>>>

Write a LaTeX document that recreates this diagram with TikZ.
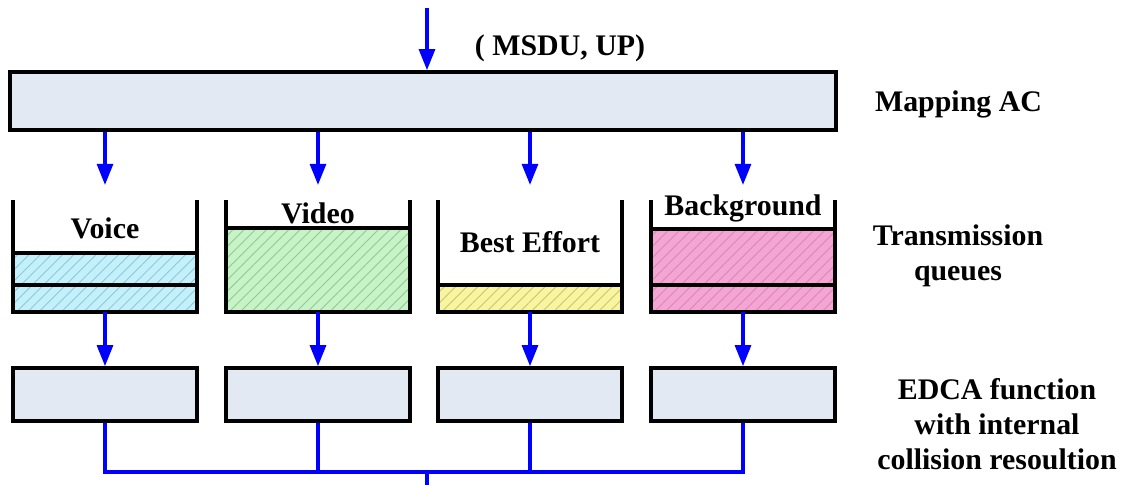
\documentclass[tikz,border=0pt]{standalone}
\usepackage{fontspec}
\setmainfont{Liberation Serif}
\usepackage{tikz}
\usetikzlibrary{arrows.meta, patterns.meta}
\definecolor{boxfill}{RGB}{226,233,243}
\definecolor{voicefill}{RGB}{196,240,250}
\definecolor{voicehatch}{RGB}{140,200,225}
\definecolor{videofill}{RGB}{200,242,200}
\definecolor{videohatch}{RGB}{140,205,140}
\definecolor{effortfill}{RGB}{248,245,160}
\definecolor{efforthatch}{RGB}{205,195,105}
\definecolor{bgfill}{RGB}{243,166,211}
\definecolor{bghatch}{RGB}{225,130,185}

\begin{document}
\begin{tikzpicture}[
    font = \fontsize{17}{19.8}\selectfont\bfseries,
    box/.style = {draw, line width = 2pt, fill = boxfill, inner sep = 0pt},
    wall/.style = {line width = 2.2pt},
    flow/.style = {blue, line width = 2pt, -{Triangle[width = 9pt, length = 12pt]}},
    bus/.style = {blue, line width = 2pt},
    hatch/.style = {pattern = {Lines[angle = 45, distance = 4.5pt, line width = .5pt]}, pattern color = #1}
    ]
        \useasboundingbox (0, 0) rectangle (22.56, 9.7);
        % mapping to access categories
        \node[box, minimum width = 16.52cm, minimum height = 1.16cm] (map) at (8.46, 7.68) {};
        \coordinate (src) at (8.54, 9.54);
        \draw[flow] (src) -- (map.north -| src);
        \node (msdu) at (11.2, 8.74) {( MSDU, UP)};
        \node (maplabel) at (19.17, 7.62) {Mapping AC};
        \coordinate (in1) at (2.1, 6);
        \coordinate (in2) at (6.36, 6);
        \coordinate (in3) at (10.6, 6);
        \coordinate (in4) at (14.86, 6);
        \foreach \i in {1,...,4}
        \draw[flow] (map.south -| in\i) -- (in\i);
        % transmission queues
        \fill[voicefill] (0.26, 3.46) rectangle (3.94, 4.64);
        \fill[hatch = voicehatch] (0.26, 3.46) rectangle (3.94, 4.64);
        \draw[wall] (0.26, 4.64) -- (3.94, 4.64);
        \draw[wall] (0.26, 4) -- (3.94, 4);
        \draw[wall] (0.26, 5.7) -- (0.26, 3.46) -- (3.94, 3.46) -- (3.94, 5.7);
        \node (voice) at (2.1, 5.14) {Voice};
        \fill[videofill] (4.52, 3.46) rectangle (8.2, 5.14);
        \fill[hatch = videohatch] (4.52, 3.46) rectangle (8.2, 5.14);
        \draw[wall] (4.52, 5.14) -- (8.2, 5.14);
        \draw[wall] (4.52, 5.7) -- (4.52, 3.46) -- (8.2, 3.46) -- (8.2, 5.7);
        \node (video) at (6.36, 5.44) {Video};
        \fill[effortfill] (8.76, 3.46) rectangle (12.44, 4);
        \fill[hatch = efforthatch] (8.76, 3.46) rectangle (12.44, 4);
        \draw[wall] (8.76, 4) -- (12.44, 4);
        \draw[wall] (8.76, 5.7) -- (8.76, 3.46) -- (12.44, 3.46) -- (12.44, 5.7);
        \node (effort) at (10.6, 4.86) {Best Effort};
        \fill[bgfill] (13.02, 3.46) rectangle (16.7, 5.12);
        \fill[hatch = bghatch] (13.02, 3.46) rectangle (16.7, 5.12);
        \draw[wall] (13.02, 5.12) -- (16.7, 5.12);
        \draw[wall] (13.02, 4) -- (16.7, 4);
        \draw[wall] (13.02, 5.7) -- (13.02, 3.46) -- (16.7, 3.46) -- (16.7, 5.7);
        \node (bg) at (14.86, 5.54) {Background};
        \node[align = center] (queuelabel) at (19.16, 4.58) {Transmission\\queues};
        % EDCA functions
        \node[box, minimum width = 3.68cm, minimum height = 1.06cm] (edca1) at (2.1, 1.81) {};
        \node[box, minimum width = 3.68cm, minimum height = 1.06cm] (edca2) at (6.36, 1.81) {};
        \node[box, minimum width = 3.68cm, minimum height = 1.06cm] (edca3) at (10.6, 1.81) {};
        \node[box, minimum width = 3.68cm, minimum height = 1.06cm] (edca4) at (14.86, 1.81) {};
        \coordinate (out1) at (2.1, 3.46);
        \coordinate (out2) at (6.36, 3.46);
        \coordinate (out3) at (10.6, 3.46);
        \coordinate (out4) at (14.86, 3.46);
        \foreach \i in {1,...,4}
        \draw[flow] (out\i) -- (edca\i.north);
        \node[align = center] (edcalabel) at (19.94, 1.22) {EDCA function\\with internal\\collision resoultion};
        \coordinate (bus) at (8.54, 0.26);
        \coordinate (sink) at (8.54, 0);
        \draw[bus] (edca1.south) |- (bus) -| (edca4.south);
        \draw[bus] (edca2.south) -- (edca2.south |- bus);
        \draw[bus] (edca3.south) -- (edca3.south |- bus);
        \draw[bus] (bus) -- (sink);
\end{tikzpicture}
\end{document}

<<<

DIRECTIVE:
Print the complete listing exactly as it stands, without its pictures.

EXERCISE ANSWER:
Write a LaTeX document that recreates this diagram with TikZ.
\documentclass[tikz,border=0pt]{standalone}
\usepackage{fontspec}
\setmainfont{Liberation Serif}
\usepackage{tikz}
\usetikzlibrary{arrows.meta, patterns.meta}
\definecolor{boxfill}{RGB}{226,233,243}
\definecolor{voicefill}{RGB}{196,240,250}
\definecolor{voicehatch}{RGB}{140,200,225}
\definecolor{videofill}{RGB}{200,242,200}
\definecolor{videohatch}{RGB}{140,205,140}
\definecolor{effortfill}{RGB}{248,245,160}
\definecolor{efforthatch}{RGB}{205,195,105}
\definecolor{bgfill}{RGB}{243,166,211}
\definecolor{bghatch}{RGB}{225,130,185}

\begin{document}
\begin{tikzpicture}[
    font = \fontsize{17}{19.8}\selectfont\bfseries,
    box/.style = {draw, line width = 2pt, fill = boxfill, inner sep = 0pt},
    wall/.style = {line width = 2.2pt},
    flow/.style = {blue, line width = 2pt, -{Triangle[width = 9pt, length = 12pt]}},
    bus/.style = {blue, line width = 2pt},
    hatch/.style = {pattern = {Lines[angle = 45, distance = 4.5pt, line width = .5pt]}, pattern color = #1}
    ]
        \useasboundingbox (0, 0) rectangle (22.56, 9.7);
        % mapping to access categories
        \node[box, minimum width = 16.52cm, minimum height = 1.16cm] (map) at (8.46, 7.68) {};
        \coordinate (src) at (8.54, 9.54);
        \draw[flow] (src) -- (map.north -| src);
        \node (msdu) at (11.2, 8.74) {( MSDU, UP)};
        \node (maplabel) at (19.17, 7.62) {Mapping AC};
        \coordinate (in1) at (2.1, 6);
        \coordinate (in2) at (6.36, 6);
        \coordinate (in3) at (10.6, 6);
        \coordinate (in4) at (14.86, 6);
        \foreach \i in {1,...,4}
        \draw[flow] (map.south -| in\i) -- (in\i);
        % transmission queues
        \fill[voicefill] (0.26, 3.46) rectangle (3.94, 4.64);
        \fill[hatch = voicehatch] (0.26, 3.46) rectangle (3.94, 4.64);
        \draw[wall] (0.26, 4.64) -- (3.94, 4.64);
        \draw[wall] (0.26, 4) -- (3.94, 4);
        \draw[wall] (0.26, 5.7) -- (0.26, 3.46) -- (3.94, 3.46) -- (3.94, 5.7);
        \node (voice) at (2.1, 5.14) {Voice};
        \fill[videofill] (4.52, 3.46) rectangle (8.2, 5.14);
        \fill[hatch = videohatch] (4.52, 3.46) rectangle (8.2, 5.14);
        \draw[wall] (4.52, 5.14) -- (8.2, 5.14);
        \draw[wall] (4.52, 5.7) -- (4.52, 3.46) -- (8.2, 3.46) -- (8.2, 5.7);
        \node (video) at (6.36, 5.44) {Video};
        \fill[effortfill] (8.76, 3.46) rectangle (12.44, 4);
        \fill[hatch = efforthatch] (8.76, 3.46) rectangle (12.44, 4);
        \draw[wall] (8.76, 4) -- (12.44, 4);
        \draw[wall] (8.76, 5.7) -- (8.76, 3.46) -- (12.44, 3.46) -- (12.44, 5.7);
        \node (effort) at (10.6, 4.86) {Best Effort};
        \fill[bgfill] (13.02, 3.46) rectangle (16.7, 5.12);
        \fill[hatch = bghatch] (13.02, 3.46) rectangle (16.7, 5.12);
        \draw[wall] (13.02, 5.12) -- (16.7, 5.12);
        \draw[wall] (13.02, 4) -- (16.7, 4);
        \draw[wall] (13.02, 5.7) -- (13.02, 3.46) -- (16.7, 3.46) -- (16.7, 5.7);
        \node (bg) at (14.86, 5.54) {Background};
        \node[align = center] (queuelabel) at (19.16, 4.58) {Transmission\\queues};
        % EDCA functions
        \node[box, minimum width = 3.68cm, minimum height = 1.06cm] (edca1) at (2.1, 1.81) {};
        \node[box, minimum width = 3.68cm, minimum height = 1.06cm] (edca2) at (6.36, 1.81) {};
        \node[box, minimum width = 3.68cm, minimum height = 1.06cm] (edca3) at (10.6, 1.81) {};
        \node[box, minimum width = 3.68cm, minimum height = 1.06cm] (edca4) at (14.86, 1.81) {};
        \coordinate (out1) at (2.1, 3.46);
        \coordinate (out2) at (6.36, 3.46);
        \coordinate (out3) at (10.6, 3.46);
        \coordinate (out4) at (14.86, 3.46);
        \foreach \i in {1,...,4}
        \draw[flow] (out\i) -- (edca\i.north);
        \node[align = center] (edcalabel) at (19.94, 1.22) {EDCA function\\with internal\\collision resoultion};
        \coordinate (bus) at (8.54, 0.26);
        \coordinate (sink) at (8.54, 0);
        \draw[bus] (edca1.south) |- (bus) -| (edca4.south);
        \draw[bus] (edca2.south) -- (edca2.south |- bus);
        \draw[bus] (edca3.south) -- (edca3.south |- bus);
        \draw[bus] (bus) -- (sink);
\end{tikzpicture}
\end{document}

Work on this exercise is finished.